There’s something immediately refreshing about how understated What We Become is, and it’s quickly clear that Mikkelsen isn’t interested in the sort of nonstop carnage that many zombie movies are in a rush to revel in. The film wastes very little time getting to the point where the apocalypse has begun, but it’s so restrained in the zombie department that even when we know they’re around, we don’t actually see them. And very much by design on Mikkelsen’s part, neither do the characters.
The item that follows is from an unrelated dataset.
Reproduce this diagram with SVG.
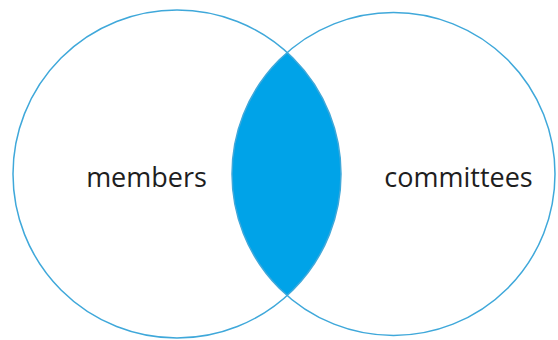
<svg xmlns="http://www.w3.org/2000/svg" width="558" height="340" viewBox="0 0 558 340">
<style>
.ring{fill:none;stroke:#3fa8da;stroke-width:1.5}
.lbl{font-family:"Open Sans","Liberation Sans",sans-serif;font-size:27px;fill:#1e1e1e;text-anchor:middle}
</style>
<rect width="558" height="340" fill="#ffffff"/>
<g id="intersection">
<path d="M287.1,52.5 A164,164 0 0 1 287.1,295.5 A161.5,161.5 0 0 1 287.1,52.5 Z" fill="#00a3e8"/>
</g>
<g id="members">
<circle class="ring" cx="177" cy="174" r="164"/>
<text class="lbl" x="146.5" y="187">members</text>
</g>
<g id="committees">
<circle class="ring" cx="393.5" cy="174" r="161.5"/>
<text class="lbl" x="458.5" y="187">committees</text>
</g>
<g id="connectors"/>
</svg>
In an effective little touch that forces the characters to figure out what’s going on using only their ears, the armed guards outside completely cover their homes with black tarps so thick so that no light could possibly hope to get through, and for much of the film, the zombies remain hidden behind those tarps. In fact, it’s a full hour before we really get a good look at a single flesh-eater, and by that point, the 80-minute movie is almost over. Though that may be a bummer if you’re the kind of viewer who’s looking for gory action, the film is actually at its best when the zombies are nowhere to be seen.
Trapping us inside with father Dino, mother Pernille, teenage son Gustav and young daughter Maj – and eventually, a few of their friends – Mikkelsen gives us a chance to get to know his main characters, and it’s always nice to see a horror film that’s in no immediate rush to spill blood. Unfortunately, even though much of the film is spent hanging around with those characters and waiting for the inevitable to happen, their development is so lacking that those big dramatic payoffs end up having little to no bite. Nor does the movie as a whole, as there’s nothing here that we haven’t seen many times before.
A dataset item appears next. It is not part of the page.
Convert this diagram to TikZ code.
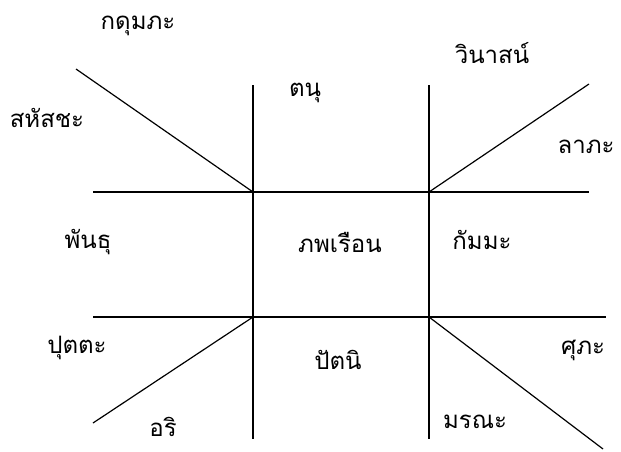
\documentclass[tikz,border=0pt]{standalone}
\usepackage{fontspec}
\newfontfamily\thaifont[Script=Thai]{Loma}
\tikzset{
  house/.style={font=\thaifont\fontsize{24}{28}\selectfont, inner sep=1pt},
  grid line/.style={line width=1.2pt},
}
\begin{document}
\begin{tikzpicture}[x=1pt, y=-1pt]
\useasboundingbox (0,0) rectangle (621,452);
% corner points of the centre box
\coordinate (tl) at (253,192);
\coordinate (tr) at (429,192);
\coordinate (bl) at (253,317);
\coordinate (br) at (429,317);
% free line ends
\coordinate (hTopL) at (93,192);   \coordinate (hTopR) at (589,192);
\coordinate (hBotL) at (93,317);   \coordinate (hBotR) at (606,317);
\coordinate (vLeftT) at (253,85);  \coordinate (vLeftB) at (253,439);
\coordinate (vRightT) at (429,85); \coordinate (vRightB) at (429,439);
\coordinate (dTL) at (76,69);      \coordinate (dTR) at (589,84);
\coordinate (dBL) at (93,423);     \coordinate (dBR) at (603,449);

\draw[grid line] (hTopL) -- (hTopR);
\draw[grid line] (hBotL) -- (hBotR);
\draw[grid line] (vLeftT) -- (vLeftB);
\draw[grid line] (vRightT) -- (vRightB);
\draw[grid line] (dTL) -- (tl);
\draw[grid line] (tr) -- (dTR);
\draw[grid line] (bl) -- (dBL);
\draw[grid line] (br) -- (dBR);

% houses
\node[house] (kadumpha) at (138,26) {กดุมภะ};
\node[house] (sahatsa) at (47,118) {สหัสชะ};
\node[house] (tanu) at (305,93) {ตนุ};
\node[house] (winat) at (492,53) {วินาสน์};
\node[house] (lapha) at (586,147) {ลาภะ};
\node[house] (phanthu) at (88,242) {พันธุ};
\node[house] (phop) at (340,242) {ภพเรือน};
\node[house] (kamma) at (482,240) {กัมมะ};
\node[house] (putta) at (77,348) {ปุตตะ};
\node[house] (patni) at (338,360) {ปัตนิ};
\node[house] (supha) at (583,350) {ศุภะ};
\node[house] (ari) at (163,427) {อริ};
\node[house] (marana) at (475,422) {มรณะ};
\end{tikzpicture}
\end{document}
What makes What We Become initially intriguing is that Mikkelsen keeps secrets from us, but while he seems to be promising that whatever’s going on outside isn’t the typical zombie apocalypse, the last 20-minutes of the film are exactly that. To his team’s credit, the zombie makeup is classically creepy rather than over-the-top, which I always appreciate here in the present day, and the film is nothing if not well made, but all that technical competence becomes almost frustrating when you realize Mikkelsen isn’t interested in defying any expectations or putting his own stamp on the world of zombie cinema.
While homegrown zombie films may be something new over in Denmark, that doesn’t change the fact that the sub-genre has over the years been run into the ground, dug up, and then run straight back into the ground, and What We Become does so little to set itself apart from the pack that it comes off like Bo Mikkelsen’s attempt to simply give his home country a halfway decent zombie movie to call its own. And it is totally decent, but it’s also instantly forgettable and completely lacking any sort of identity.
You’ve already seen this one before you even hit play.